WRITTEN INSTRUCTION: Emit a verbatim copy of the lines below from the line with "Reproduce this chart" through the line with "import seaborn as sns", excluding pictures and everything outside that range.
===============
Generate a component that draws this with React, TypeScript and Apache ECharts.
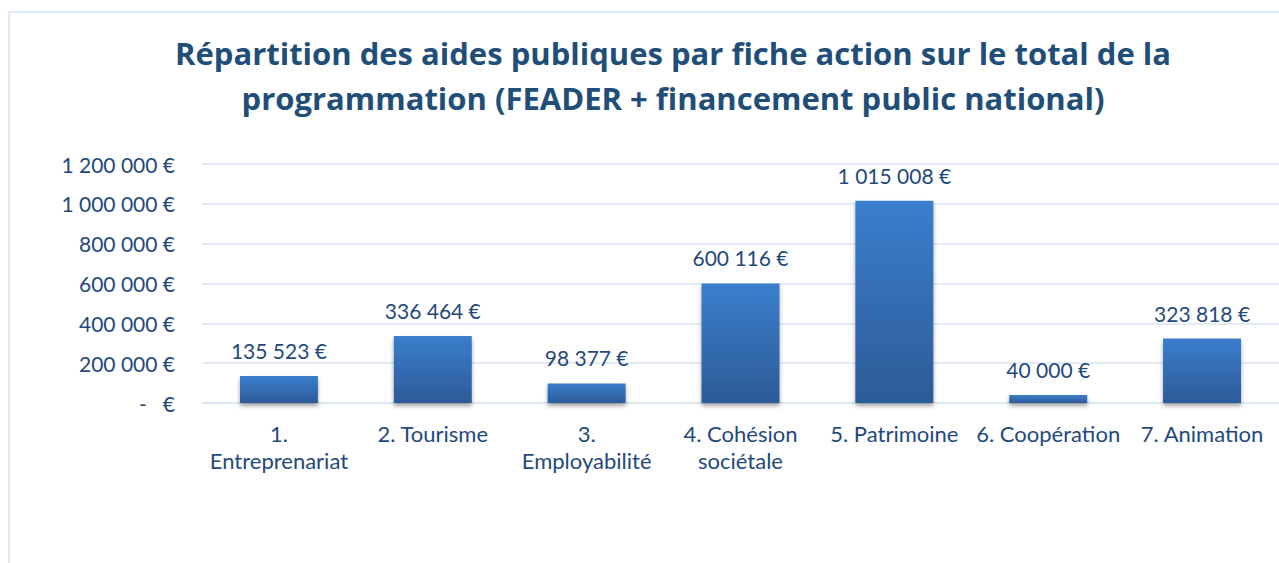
import React, { useEffect, useRef } from "react";
import * as echarts from "echarts";

const categories = [
  "1.\nEntreprenariat",
  "2. Tourisme",
  "3.\nEmployabilité",
  "4. Cohésion\nsociétale",
  "5. Patrimoine",
  "6. Coopération",
  "7. Animation",
];
const values = [135523, 336464, 98377, 600116, 1015008, 40000, 323818];
const yTicks = { min: 0, max: 1200000, interval: 200000 };
const titleLines = [
  "Répartition des aides publiques par fiche action sur le total de la",
  "programmation (FEADER + financement public national)",
];

const fmt = (v: number) => {
  if (v === 0) return "-   €";
  return String(Math.round(v)).replace(/\B(?=(\d{3})+(?!\d))/g, " ") + " €";
};

const FONT = "Lato";
const TEXT = "#1f497d";

export default function App() {
  const ref = useRef<HTMLDivElement>(null);
  useEffect(() => {
    if (!ref.current) return;
    const chart = echarts.init(ref.current, undefined, { renderer: "svg" });
    chart.setOption({
      animation: false,
      backgroundColor: "#ffffff",
      title: {
        text: titleLines.join("\n"),
        left: 668,
        textAlign: "center",
        top: 25,
        textStyle: {
          fontFamily: "Open Sans",
          fontWeight: "bold",
          fontSize: 31,
          lineHeight: 45,
          color: "#1f4e79",
        },
      },
      graphic: [
        {
          type: "rect",
          shape: { x: 9, y: 12, width: 1400, height: 700 },
          style: { fill: "none", stroke: "#d6e3f3", lineWidth: 1.5 },
          silent: true,
        },
      ],
      grid: { left: 202, top: 164, bottom: 160, width: 1084, containLabel: false },
      xAxis: {
        type: "category",
        data: categories,
        axisLine: { show: true, lineStyle: { color: "#d9e4f1", width: 1.5 } },
        axisTick: { show: false },
        axisLabel: {
          fontFamily: FONT,
          fontSize: 22,
          color: TEXT,
          margin: 17,
          lineHeight: 27,
          interval: 0,
        },
      },
      yAxis: {
        type: "value",
        min: yTicks.min,
        max: yTicks.max,
        interval: yTicks.interval,
        axisLine: { show: false },
        axisTick: { show: false },
        splitLine: { lineStyle: { color: "#d9e4f1", width: 1.5 } },
        axisLabel: {
          fontFamily: FONT,
          fontSize: 21,
          color: TEXT,
          margin: 27,
          formatter: (v: number) => fmt(v),
        },
      },
      series: [
        {
          type: "bar",
          data: values,
          barWidth: 78,
          itemStyle: {
            color: new echarts.graphic.LinearGradient(0, 0, 0, 1, [
              { offset: 0, color: "#3b7ecd" },
              { offset: 1, color: "#2c5b97" },
            ]),
            shadowColor: "rgba(0,0,0,0.35)",
            shadowBlur: 4,
            shadowOffsetY: 3,
          },
          label: {
            show: true,
            position: "top",
            distance: 15,
            fontFamily: FONT,
            fontSize: 21,
            color: TEXT,
            formatter: (p: any) => fmt(p.value),
          },
        },
      ],
    });
    return () => chart.dispose();
  }, []);
  return (
    <div
      ref={ref}
      style={{ position: "absolute", left: 0, top: 0, width: 1279, height: 563 }}
    />
  );
}
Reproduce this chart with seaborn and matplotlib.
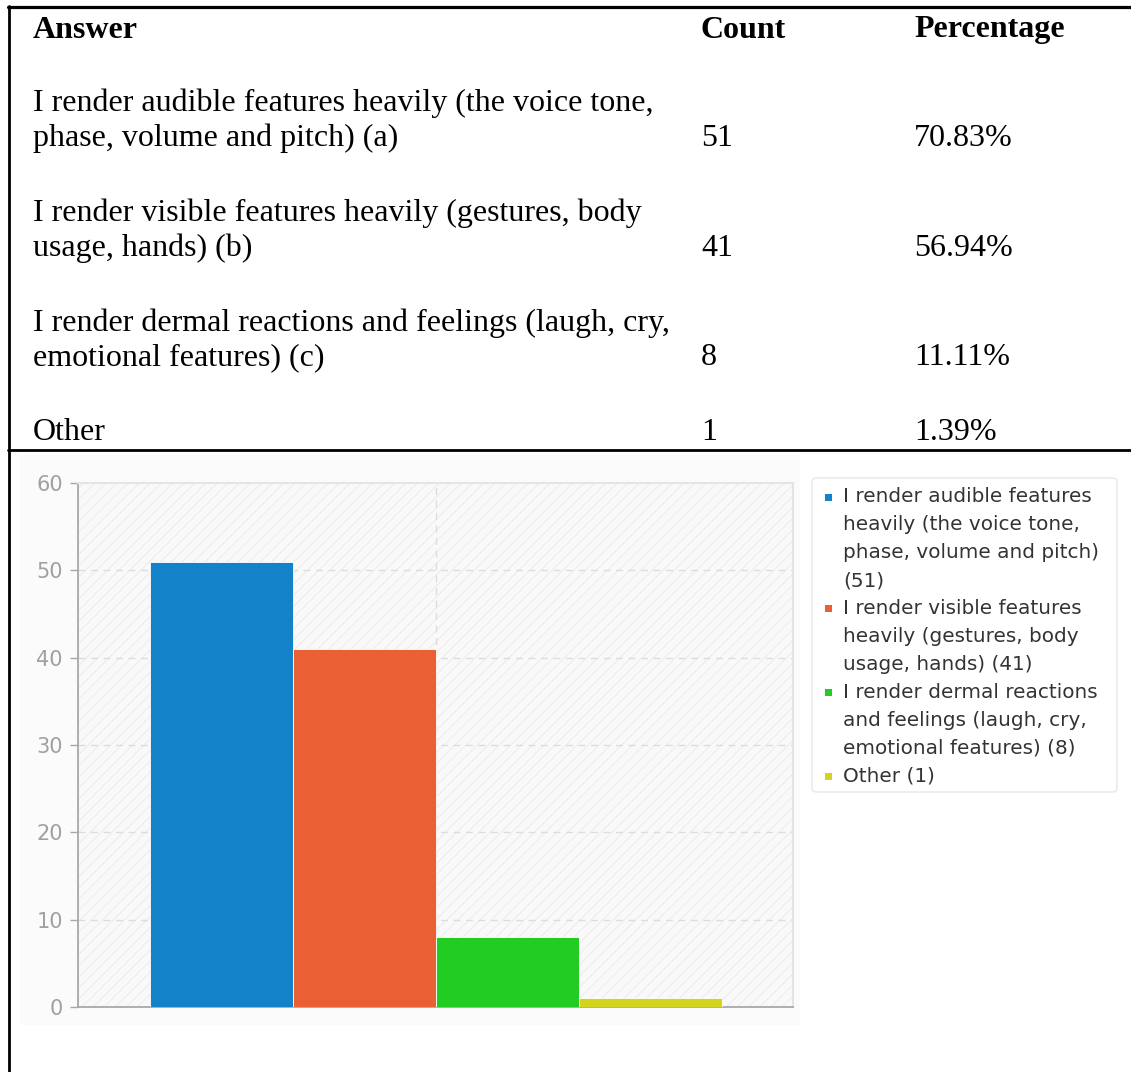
import numpy as np
import pandas as pd
import matplotlib
matplotlib.use("Agg")
import matplotlib.pyplot as plt
from matplotlib.patches import Rectangle, FancyBboxPatch
from matplotlib.lines import Line2D
import seaborn as sns

# ---- data -------------------------------------------------------------
answers = [
    "I render audible features heavily (the voice tone, phase, volume and pitch) (a)",
    "I render visible features heavily (gestures, body usage, hands) (b)",
    "I render dermal reactions and feelings (laugh, cry, emotional features) (c)",
    "Other",
]
table_answer_lines = [
    ["I render audible features heavily (the voice tone,", "phase, volume and pitch) (a)"],
    ["I render visible features heavily (gestures, body", "usage, hands) (b)"],
    ["I render dermal reactions and feelings (laugh, cry,", "emotional features) (c)"],
    ["Other"],
]
counts = [51, 41, 8, 1]
percentages = ["70.83%", "56.94%", "11.11%", "1.39%"]
legend_lines = [
    ["I render audible features", "heavily (the voice tone,", "phase, volume and pitch)", "(51)"],
    ["I render visible features", "heavily (gestures, body", "usage, hands) (41)"],
    ["I render dermal reactions", "and feelings (laugh, cry,", "emotional features) (8)"],
    ["Other (1)"],
]
header = ["Answer", "Count", "Percentage"]
yticks = [0, 10, 20, 30, 40, 50, 60]
colors = ["#1482c8", "#e86034", "#22cc22", "#d4d41e"]

# ---- figure -----------------------------------------------------------
W, H = 1131, 1072
sns.set_theme(style="white")
plt.rcParams["font.family"] = ["DejaVu Sans"]
plt.rcParams["hatch.color"] = "#ededed"
plt.rcParams["hatch.linewidth"] = 0.8
fig = plt.figure(figsize=(W / 100, H / 100), dpi=100)
fig.patch.set_facecolor("white")


def fx(px):
    return px / W


def fy(py):
    return 1 - py / H


# table frame lines
fig.add_artist(Line2D([fx(8), fx(W)], [fy(7), fy(7)], color="black", lw=2.3))
fig.add_artist(Line2D([fx(9), fx(9)], [fy(6), fy(H)], color="black", lw=2.0))
fig.add_artist(Line2D([fx(8), fx(W)], [fy(450), fy(450)], color="black", lw=2.0))

serif = ["Liberation Serif", "DejaVu Serif"]
tsize = 23
col_x = [33, 701, 914]
for x, h in zip(col_x, header):
    fig.text(fx(x), fy(30), h, family=serif, fontsize=tsize, weight="bold",
             va="center", ha="left", color="black")

row_y = [103, 213, 323, 432]
for i, lines in enumerate(table_answer_lines):
    for j, ln in enumerate(lines):
        fig.text(fx(col_x[0]), fy(row_y[i] + 35 * j), ln, family=serif,
                 fontsize=tsize, va="center", ha="left", color="black")
    last = row_y[i] + 35 * (len(lines) - 1)
    fig.text(fx(col_x[1]), fy(last), str(counts[i]), family=serif,
             fontsize=tsize, va="center", ha="left", color="black")
    fig.text(fx(col_x[2]), fy(last), percentages[i], family=serif,
             fontsize=tsize, va="center", ha="left", color="black")

# faint chart background
fig.add_artist(Rectangle((fx(20), fy(1025)), fx(800) - fx(20), fy(455) - fy(1025),
                         facecolor="#fbfbfb", edgecolor="none", zorder=0))

# ---- bar chart --------------------------------------------------------
left, right, top, bottom = 78, 793, 483, 1007
ax = fig.add_axes([fx(left), fy(bottom), fx(right) - fx(left), fy(top) - fy(bottom)])
ax.set_facecolor("#f9f9f9")
ax.add_patch(Rectangle((0, 0), 1, 1, transform=ax.transAxes, facecolor="none",
                       edgecolor="#ededed", hatch="///", lw=0, zorder=0))

df = pd.DataFrame({"group": [""] * len(counts), "answer": answers, "count": counts})
sns.barplot(data=df, x="group", y="count", hue="answer", palette=colors,
            width=0.8, gap=0, dodge=True, ax=ax, edgecolor="#ffffff",
            linewidth=0.6, legend=False, saturation=1, zorder=3)

ax.set_xlim(-0.5, 0.5)
ax.set_ylim(0, 60)
ax.set_yticks(yticks)
ax.set_xticks([])
ax.set_xlabel("")
ax.set_ylabel("")
for y in yticks[1:-1]:
    ax.axhline(y, color="#dddddd", lw=1, ls=(0, (5, 4)), zorder=1)
ax.axvline(0, color="#dddddd", lw=1, ls=(0, (5, 4)), zorder=1)

for side in ["top", "right"]:
    ax.spines[side].set_color("#e4e4e4")
    ax.spines[side].set_linewidth(1.5)
for side in ["left", "bottom"]:
    ax.spines[side].set_color("#a8a8a8")
    ax.spines[side].set_linewidth(1.3)
ax.tick_params(axis="y", which="major", length=6, width=1, color="#a8a8a8",
               labelcolor="#a0a0a0", labelsize=15, pad=5, left=True)

# ---- legend -----------------------------------------------------------
fig.add_artist(FancyBboxPatch((fx(812), fy(792)), fx(1117) - fx(812), fy(478) - fy(792),
                              boxstyle="round,pad=0,rounding_size=0.004",
                              facecolor="white", edgecolor="#e8e8e8", lw=1.0, zorder=2))
pitch = 27.9
line_no = 0
for c, lines in zip(colors, legend_lines):
    y0 = 497 + pitch * line_no
    fig.add_artist(Rectangle((fx(825), fy(y0 + 3.5)), fx(7), 7 / H,
                             facecolor=c, edgecolor="none", zorder=3))
    for ln in lines:
        fig.text(fx(843), fy(497 + pitch * line_no), ln, fontsize=14.4, color="#333333",
                 va="center", ha="left", zorder=4)
        line_no += 1

fig.savefig("out.png", dpi=100, facecolor="white")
===============
RESPONSE:
Reproduce this chart with seaborn and matplotlib.
import numpy as np
import pandas as pd
import matplotlib
matplotlib.use("Agg")
import matplotlib.pyplot as plt
from matplotlib.patches import Rectangle, FancyBboxPatch
from matplotlib.lines import Line2D
import seaborn as sns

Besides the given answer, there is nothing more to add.